START Task input
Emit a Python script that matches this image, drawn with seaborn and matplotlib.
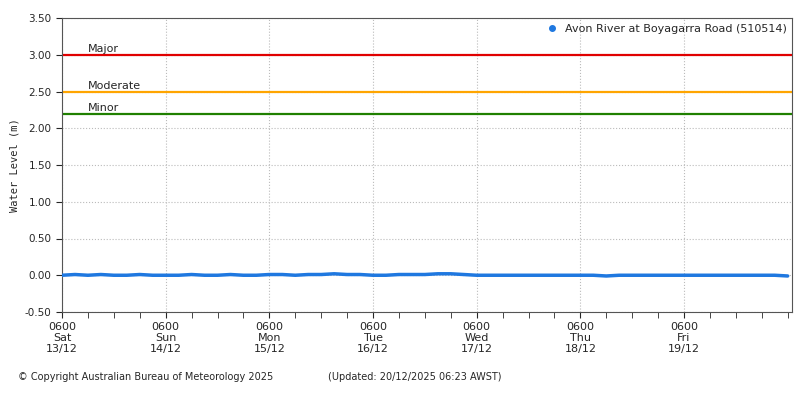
END Task input
START Task input
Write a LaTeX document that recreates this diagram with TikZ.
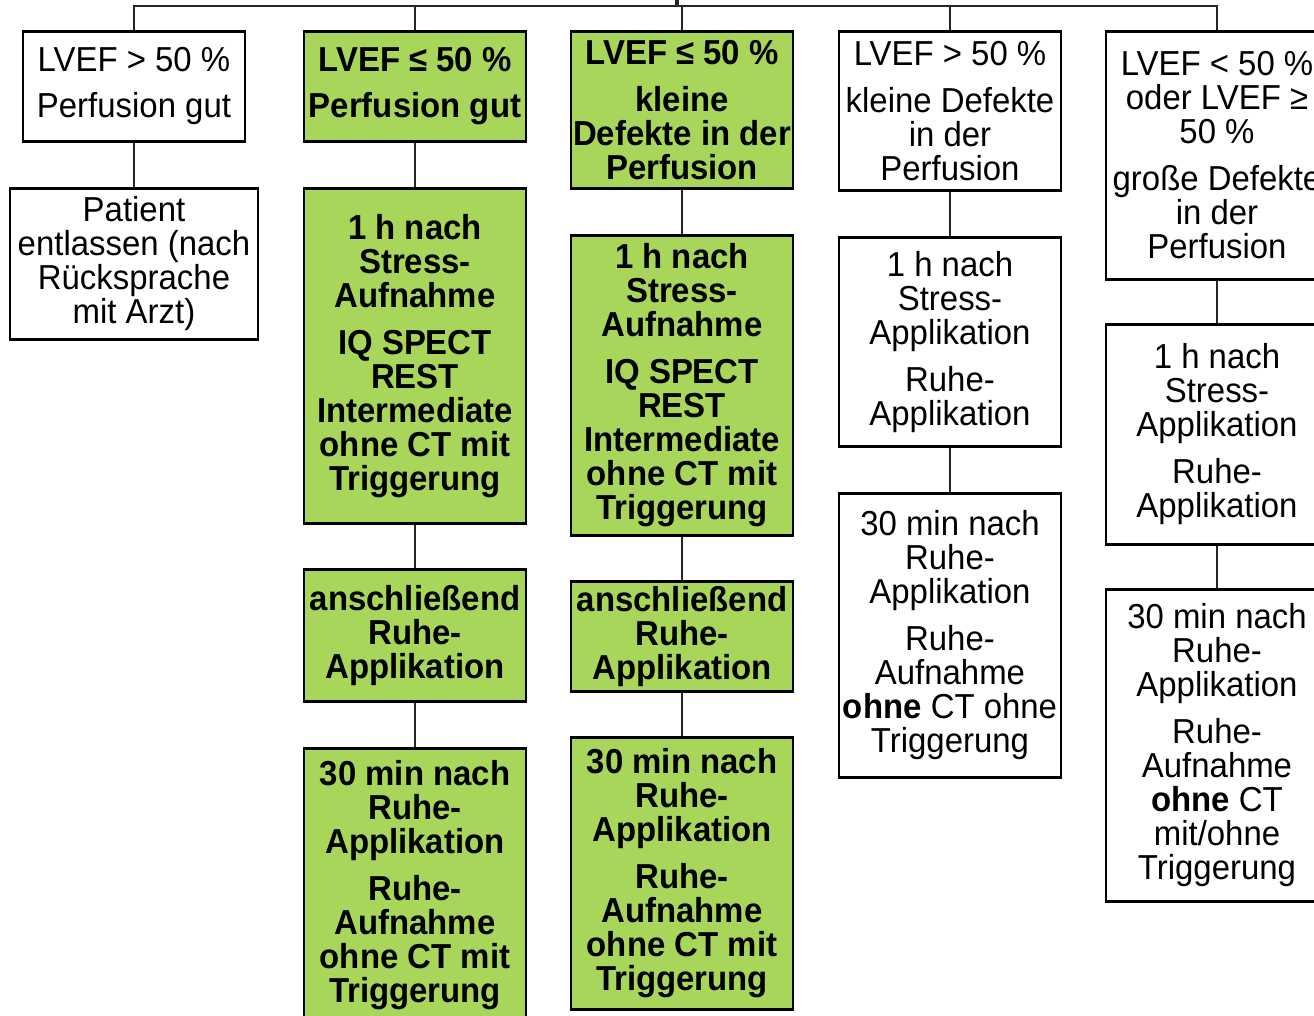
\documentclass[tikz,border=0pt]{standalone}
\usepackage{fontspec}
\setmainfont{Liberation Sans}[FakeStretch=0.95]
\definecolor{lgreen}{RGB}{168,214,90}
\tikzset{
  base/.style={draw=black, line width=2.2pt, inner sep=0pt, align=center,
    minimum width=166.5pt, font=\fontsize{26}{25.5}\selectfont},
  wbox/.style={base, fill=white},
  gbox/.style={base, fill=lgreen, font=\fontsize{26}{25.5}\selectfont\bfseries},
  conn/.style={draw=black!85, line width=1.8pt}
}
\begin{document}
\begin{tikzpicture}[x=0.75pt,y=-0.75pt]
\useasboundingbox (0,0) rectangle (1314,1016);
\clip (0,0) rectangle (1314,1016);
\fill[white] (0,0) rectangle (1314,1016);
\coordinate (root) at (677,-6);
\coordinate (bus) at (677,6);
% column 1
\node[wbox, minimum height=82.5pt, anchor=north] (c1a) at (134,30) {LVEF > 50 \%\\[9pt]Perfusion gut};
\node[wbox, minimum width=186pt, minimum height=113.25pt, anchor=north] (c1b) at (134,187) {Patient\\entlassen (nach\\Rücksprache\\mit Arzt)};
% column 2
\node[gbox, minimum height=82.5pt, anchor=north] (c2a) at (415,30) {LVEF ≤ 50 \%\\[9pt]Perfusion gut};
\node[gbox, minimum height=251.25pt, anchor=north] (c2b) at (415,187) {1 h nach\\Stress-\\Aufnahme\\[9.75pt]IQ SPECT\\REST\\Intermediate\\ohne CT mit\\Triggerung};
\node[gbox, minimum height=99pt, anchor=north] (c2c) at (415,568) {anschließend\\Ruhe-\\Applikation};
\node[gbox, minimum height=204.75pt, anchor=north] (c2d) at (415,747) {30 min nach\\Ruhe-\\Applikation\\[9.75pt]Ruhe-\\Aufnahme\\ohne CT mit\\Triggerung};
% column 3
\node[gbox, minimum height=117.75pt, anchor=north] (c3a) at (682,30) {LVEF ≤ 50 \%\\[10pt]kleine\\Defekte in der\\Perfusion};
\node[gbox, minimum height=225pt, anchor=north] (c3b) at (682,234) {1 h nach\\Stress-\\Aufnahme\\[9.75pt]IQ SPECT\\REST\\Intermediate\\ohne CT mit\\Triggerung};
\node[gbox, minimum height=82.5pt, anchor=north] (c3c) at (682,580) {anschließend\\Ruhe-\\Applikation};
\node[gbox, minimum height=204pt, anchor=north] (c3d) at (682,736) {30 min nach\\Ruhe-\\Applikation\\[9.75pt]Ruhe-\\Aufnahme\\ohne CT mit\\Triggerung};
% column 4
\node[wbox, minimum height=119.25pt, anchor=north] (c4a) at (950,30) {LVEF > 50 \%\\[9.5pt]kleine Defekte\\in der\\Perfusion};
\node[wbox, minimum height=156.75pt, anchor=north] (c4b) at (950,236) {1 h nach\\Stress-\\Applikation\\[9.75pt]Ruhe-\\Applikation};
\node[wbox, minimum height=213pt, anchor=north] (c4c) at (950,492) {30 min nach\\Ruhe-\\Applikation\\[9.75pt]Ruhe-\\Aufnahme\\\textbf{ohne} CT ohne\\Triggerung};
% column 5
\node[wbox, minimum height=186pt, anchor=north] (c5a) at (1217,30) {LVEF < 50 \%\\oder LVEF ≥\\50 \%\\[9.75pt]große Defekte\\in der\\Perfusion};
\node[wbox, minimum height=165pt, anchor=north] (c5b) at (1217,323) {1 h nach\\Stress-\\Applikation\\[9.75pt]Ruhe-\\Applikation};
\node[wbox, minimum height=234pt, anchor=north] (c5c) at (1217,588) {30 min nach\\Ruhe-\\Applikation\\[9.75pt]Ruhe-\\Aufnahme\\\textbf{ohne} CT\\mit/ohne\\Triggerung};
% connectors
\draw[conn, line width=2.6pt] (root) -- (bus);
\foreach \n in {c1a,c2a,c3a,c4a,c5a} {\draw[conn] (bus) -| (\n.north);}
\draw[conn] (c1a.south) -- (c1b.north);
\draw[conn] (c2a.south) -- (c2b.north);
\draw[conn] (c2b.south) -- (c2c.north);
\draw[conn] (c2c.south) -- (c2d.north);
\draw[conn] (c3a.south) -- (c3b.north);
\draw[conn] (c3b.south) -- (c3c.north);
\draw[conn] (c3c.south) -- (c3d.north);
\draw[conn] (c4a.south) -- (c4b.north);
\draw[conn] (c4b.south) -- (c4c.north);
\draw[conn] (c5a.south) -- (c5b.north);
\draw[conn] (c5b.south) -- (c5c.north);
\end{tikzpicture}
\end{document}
END Task input
**Problem to work on**
Pick out the lines containing the word "that" and show them.

**Solution**
Emit a Python script that matches this image, drawn with seaborn and matplotlib.
Write a LaTeX document that recreates this diagram with TikZ.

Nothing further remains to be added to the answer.